American musician and pianist

Bob Howard (born Howard Joyner, June 20, 1906 – December 3, 1986; another source gives his birth date as June 20, 1897) was an American pianist-vocalist on swing records in the 1930s. Born in Newton, Massachusetts, Joyner began singing in New York night clubs in the mid-1920s. He began recording in 1931 under his real name for Columbia.

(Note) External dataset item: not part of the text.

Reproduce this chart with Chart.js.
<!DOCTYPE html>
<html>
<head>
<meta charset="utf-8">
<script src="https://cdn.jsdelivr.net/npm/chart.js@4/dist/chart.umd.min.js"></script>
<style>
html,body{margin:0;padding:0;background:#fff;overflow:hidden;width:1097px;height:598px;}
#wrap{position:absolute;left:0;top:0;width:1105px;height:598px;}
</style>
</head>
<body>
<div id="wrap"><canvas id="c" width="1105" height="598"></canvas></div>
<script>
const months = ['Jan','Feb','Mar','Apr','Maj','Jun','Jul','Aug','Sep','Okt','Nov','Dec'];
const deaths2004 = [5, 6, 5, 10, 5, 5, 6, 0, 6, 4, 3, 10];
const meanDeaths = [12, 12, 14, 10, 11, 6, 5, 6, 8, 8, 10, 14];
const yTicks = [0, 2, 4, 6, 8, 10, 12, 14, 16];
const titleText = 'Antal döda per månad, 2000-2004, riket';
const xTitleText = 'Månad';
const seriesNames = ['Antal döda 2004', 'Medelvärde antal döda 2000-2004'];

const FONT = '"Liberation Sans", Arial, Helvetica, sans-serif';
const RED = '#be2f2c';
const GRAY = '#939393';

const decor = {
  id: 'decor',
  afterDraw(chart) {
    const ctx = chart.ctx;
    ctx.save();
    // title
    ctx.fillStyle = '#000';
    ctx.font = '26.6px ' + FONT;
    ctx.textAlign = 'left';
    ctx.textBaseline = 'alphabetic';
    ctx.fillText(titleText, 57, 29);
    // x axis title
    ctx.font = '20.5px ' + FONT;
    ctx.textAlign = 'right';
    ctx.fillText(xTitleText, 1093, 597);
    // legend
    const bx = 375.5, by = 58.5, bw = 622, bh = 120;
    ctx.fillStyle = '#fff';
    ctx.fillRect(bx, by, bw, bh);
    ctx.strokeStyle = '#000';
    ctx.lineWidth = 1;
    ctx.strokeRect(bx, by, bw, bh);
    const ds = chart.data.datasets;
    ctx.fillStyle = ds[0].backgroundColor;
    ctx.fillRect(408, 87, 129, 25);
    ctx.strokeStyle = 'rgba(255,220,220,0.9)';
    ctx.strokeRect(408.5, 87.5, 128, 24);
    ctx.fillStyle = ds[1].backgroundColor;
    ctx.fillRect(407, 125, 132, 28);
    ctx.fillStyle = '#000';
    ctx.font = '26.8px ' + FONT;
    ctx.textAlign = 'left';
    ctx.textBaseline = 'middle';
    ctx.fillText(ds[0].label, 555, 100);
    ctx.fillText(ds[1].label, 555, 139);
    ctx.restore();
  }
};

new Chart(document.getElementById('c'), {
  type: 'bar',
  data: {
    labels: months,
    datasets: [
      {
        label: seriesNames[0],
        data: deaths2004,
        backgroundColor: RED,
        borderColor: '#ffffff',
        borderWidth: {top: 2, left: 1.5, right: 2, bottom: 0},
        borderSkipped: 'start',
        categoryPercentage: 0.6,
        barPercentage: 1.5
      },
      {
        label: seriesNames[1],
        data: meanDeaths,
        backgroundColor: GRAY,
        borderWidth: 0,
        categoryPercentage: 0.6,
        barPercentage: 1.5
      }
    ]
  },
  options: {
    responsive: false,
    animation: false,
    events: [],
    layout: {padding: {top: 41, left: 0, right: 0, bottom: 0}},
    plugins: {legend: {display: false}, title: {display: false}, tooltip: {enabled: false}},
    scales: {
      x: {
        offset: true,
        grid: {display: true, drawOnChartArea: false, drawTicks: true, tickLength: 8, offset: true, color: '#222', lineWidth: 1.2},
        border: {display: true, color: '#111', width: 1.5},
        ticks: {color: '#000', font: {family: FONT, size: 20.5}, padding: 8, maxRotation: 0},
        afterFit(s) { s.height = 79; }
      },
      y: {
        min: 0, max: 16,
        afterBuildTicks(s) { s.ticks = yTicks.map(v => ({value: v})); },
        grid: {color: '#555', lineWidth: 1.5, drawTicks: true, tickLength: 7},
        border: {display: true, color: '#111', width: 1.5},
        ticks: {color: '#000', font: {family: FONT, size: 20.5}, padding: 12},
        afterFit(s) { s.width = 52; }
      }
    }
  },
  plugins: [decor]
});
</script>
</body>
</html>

Under the name Bob Howard, he played New York's Park Central Hotel, Famous Door, Hickory House and other clubs as well as theaters. He was signed to Decca in late 1934 and recorded a series of hot small group swing records between 1935 and 1938. His studio groups included Benny Carter, Buster Bailey, Rex Stewart, Ben Webster, Teddy Wilson, Russell Procope, Cecil Scott, Cozy Cole, Bunny Berigan, Artie Shaw, Babe Russin and others. Howard did not play piano on his Decca recordings, only sang.

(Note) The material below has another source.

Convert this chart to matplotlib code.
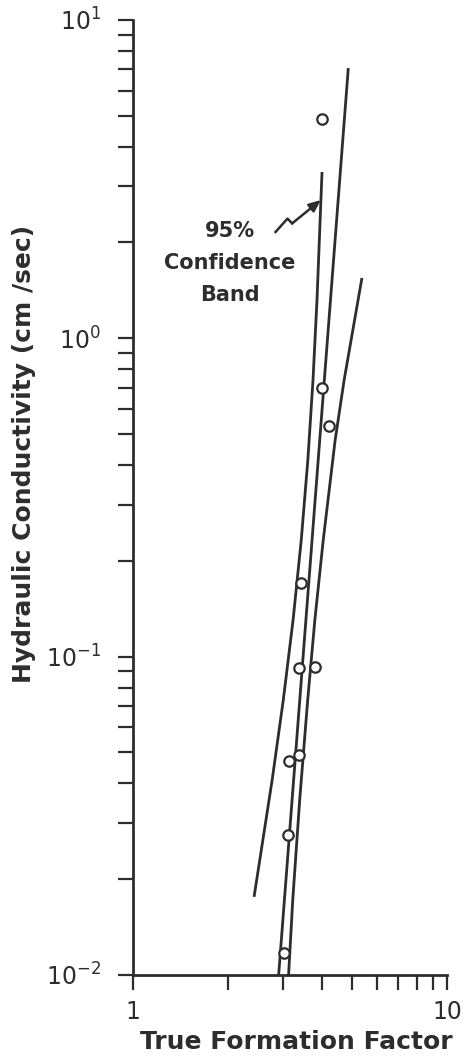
import matplotlib.pyplot as plt
import numpy as np
from matplotlib.ticker import NullFormatter

# measured samples: true formation factor vs hydraulic conductivity (cm/sec)
formation_factor = [4.0, 4.0, 4.2, 3.43, 3.37, 3.81, 3.13, 3.37, 3.11, 3.02]
conductivity = [4.9, 0.70, 0.53, 0.17, 0.092, 0.093, 0.047, 0.049, 0.0275, 0.0117]

# regression line end points (F, K)
fit_f = [2.91, 4.85]
fit_k = [0.01, 7.06]

# 95% confidence band, read along each edge
band_left_f = [2.43, 2.775, 3.011, 3.235, 3.435, 3.605, 3.744, 3.855, 4.0]
band_left_k = [0.0176, 0.041, 0.0731, 0.1304, 0.2326, 0.415, 0.74, 1.32, 3.33]
band_right_f = [3.13, 3.227, 3.396, 3.601, 3.795, 4.036, 4.405, 4.705, 5.36]
band_right_k = [0.01, 0.0172, 0.0355, 0.0731, 0.1304, 0.2326, 0.4795, 0.74, 1.548]

ink = '#2d2d2d'
plt.rcParams['mathtext.fontset'] = 'dejavusans'

fig = plt.figure(figsize=(4.69, 10.63), dpi=100)
ax = fig.add_axes([0.2836, 0.0828, 0.953 - 0.2836, 0.9812 - 0.0828])

line_kw = dict(color=ink, lw=2.0, solid_capstyle='butt',
               solid_joinstyle='round', zorder=2)
ax.plot(fit_f, fit_k, **line_kw)
ax.plot(band_left_f, band_left_k, **line_kw)
ax.plot(band_right_f, band_right_k, **line_kw)

ax.plot(formation_factor, conductivity, 'o', ms=7.5, mfc='white', mec=ink,
        mew=1.6, zorder=3)

ax.set_xscale('log')
ax.set_yscale('log')
ax.set_xlim(1, 10)
ax.set_ylim(0.01, 10)

ax.set_xticks([1, 10], labels=['1', '10'])
ax.set_yticks([0.01, 0.1, 1, 10],
              labels=[r'$10^{-2}$', r'$10^{-1}$', r'$10^{0}$', r'$10^{1}$'])
ax.xaxis.set_minor_formatter(NullFormatter())
ax.yaxis.set_minor_formatter(NullFormatter())
ax.tick_params(which='both', direction='out', length=11, width=1.6, color=ink,
               labelcolor=ink)
ax.tick_params(axis='x', which='major', labelsize=17, pad=7)
ax.tick_params(axis='y', which='major', labelsize=17, pad=12)

for s in ['top', 'right']:
    ax.spines[s].set_visible(False)
for s in ['left', 'bottom']:
    ax.spines[s].set_linewidth(2.0)
    ax.spines[s].set_color(ink)

ax.set_xlabel('True Formation Factor', fontsize=18, fontweight='bold', color=ink)
ax.set_ylabel('Hydraulic Conductivity (cm /sec)', fontsize=18,
              fontweight='bold', color=ink)
ax.xaxis.set_label_coords(0.52, -0.058)
ax.yaxis.set_label_coords(-0.31, 0.546)

# label for the band with a zigzag pointer onto its left edge
ax.text(0.308, 0.746, '95%\nConfidence\nBand', transform=ax.transAxes,
        ha='center', va='center', fontsize=15, fontweight='bold', color=ink,
        linespacing=1.75)

k_tip = 2.72
f_tip = 10 ** np.interp(np.log10(k_tip), np.log10(band_left_k),
                        np.log10(band_left_f))
tip = ax.transAxes.inverted().transform(ax.transData.transform((f_tip, k_tip)))
zig_x = [0.454, 0.492, 0.507]
zig_y = [0.778, 0.792, 0.787]
ax.plot(zig_x, zig_y, color=ink, lw=1.8, transform=ax.transAxes)
ax.annotate('', xy=tip, xycoords='axes fraction',
            xytext=(zig_x[-1], zig_y[-1]), textcoords='axes fraction',
            arrowprops=dict(arrowstyle='-|>,head_length=0.7,head_width=0.3',
                            color=ink, lw=1.8, shrinkA=0, shrinkB=0))

fig.savefig('out.png', dpi=100)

He embarked on European tours as a solo performer. He also had his own radio series in New York in the middle and late 1930s. In the 1940s, he performed in a handful of short films (1936–1947), and in 1943 he performed in Early to Bed. He acted in an episode of Perry Mason in 1959.

In 1948, Howard hosted The Bob Howard Show on CBS, making him the first African-American to host a regularly broadcast network TV show. The program was cancelled after 13 episodes. He also was a regular performer on Sing It Again on CBS-TV in 1950 - 1951.

He later relocated to Las Vegas and Los Angeles. He died in the Bronx, New York.